Army Addresses Critical Concerns with Defense Inspector General Body Armor Audit
January 29, 2009
The Department of Defense Inspector General (DOD IG) report on Body Armor identified a range of issues involving Army testing processes and documentation dating back to 2007. By and large, the Army agrees with the DOD IG report and commends the IG's office for its thorough and constructive evaluation of Army testing procedures.
In fact, the Army had already identified problems raised by the IG and has moved aggressively to fix them Indeed, since June 2007, the Army has instituted comprehensive testing reforms, with oversight by the Department of Defense's Directorate of Operational Test and Evaluation (DOT&E) and considerable involvement by senior Army leadership. Among the many important improvements already instituted is assigning responsibility for article testing to the Army Test and Evaluation Command instead of using outside contractors.
However, there is one critical component of the DOD Inspector General report that the Army does not agree with. The DoD IG reviewed 21 designs of body armor conducted by the Army. The Army had determined that 13 of the 21 failed the test, while 8 passed.
The DoD IG concluded that three of these eight that had passed the Army's test actually failed.

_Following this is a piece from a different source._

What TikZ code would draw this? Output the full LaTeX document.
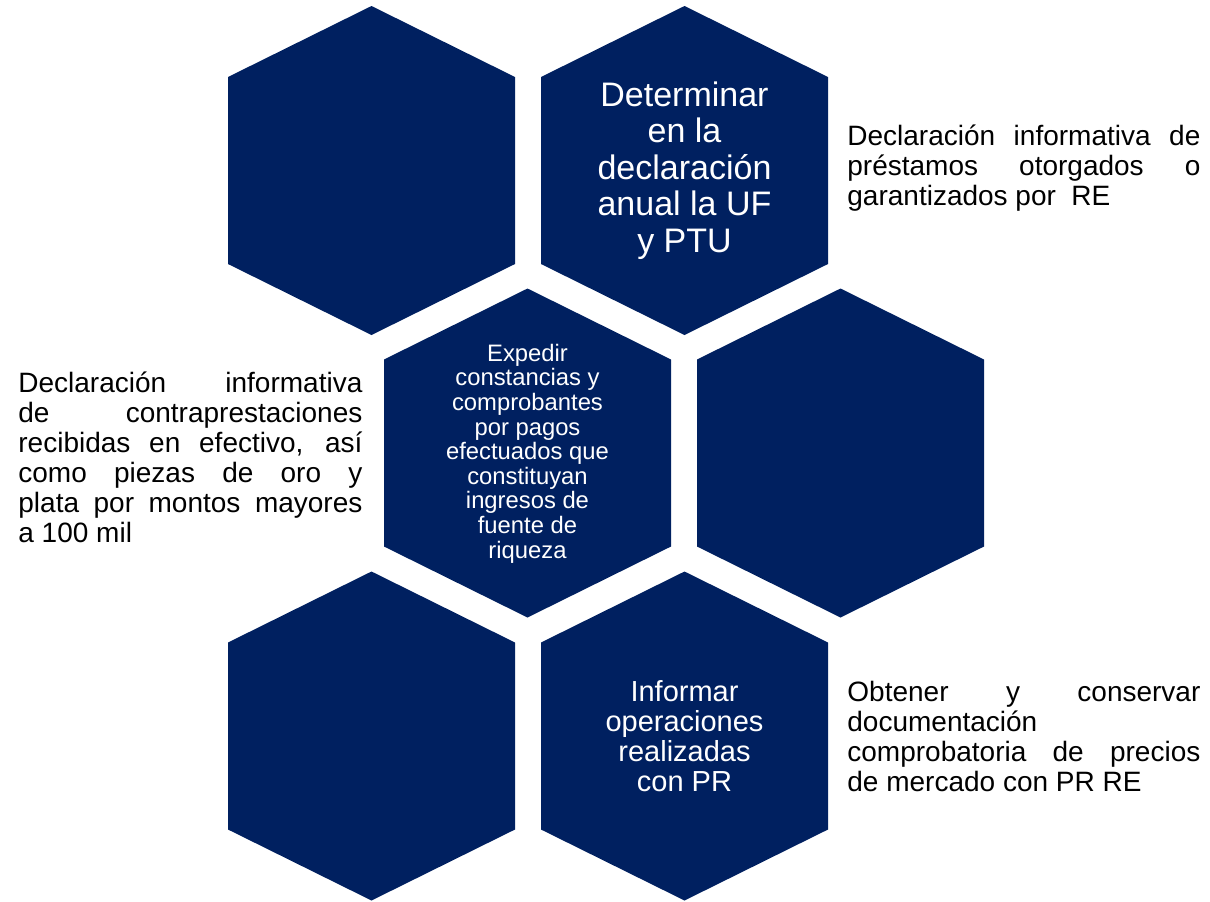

The Army and DOT&E, the Department of Defense's testing expert, disagree with the DoD IG's conclusion. The implication is that the Army issued faulty armor plates to Soldiers, which goes to the heart of the Army's commitment to protect its Soldiers.
The DOT&E is the government's preeminent and independent authority in the highly specialized field of ballistic testing. The Director, OT&E examined the three tests of the plates at issue and concluded that they did pass the test.
Since there is a major disagreement between the DOD IG and the experts at DOT&E as to whether the plates passed testing and since the Army takes this matter so seriously, the Secretary of the Army has asked the Deputy Secretary of Defense to adjudicate the opposing views of the DoD IG and DOT&E. However, because the DoD IG raised this issue and to ensure there is no question about the effectiveness of any Soldier's body armor, the Army will collect these body armor plates and hold them pending further review.
"There is nothing more important than the safety of our Soldiers, their confidence in their equipment, and America's confidence in their Army," said Secretary of Army Pete Geren.
"Let's put this into perspective. Out of more than 2,300 body armor tests conducted by the Army, the DoD IG is questioning three of them. DOT&E, the government's preeminent independent expert, says the plates passed those three tests. And let's not forget, since 2002, we have produced and fielded over 2 million plates of body armor. That body armor has saved the lives of thousands of Soldiers."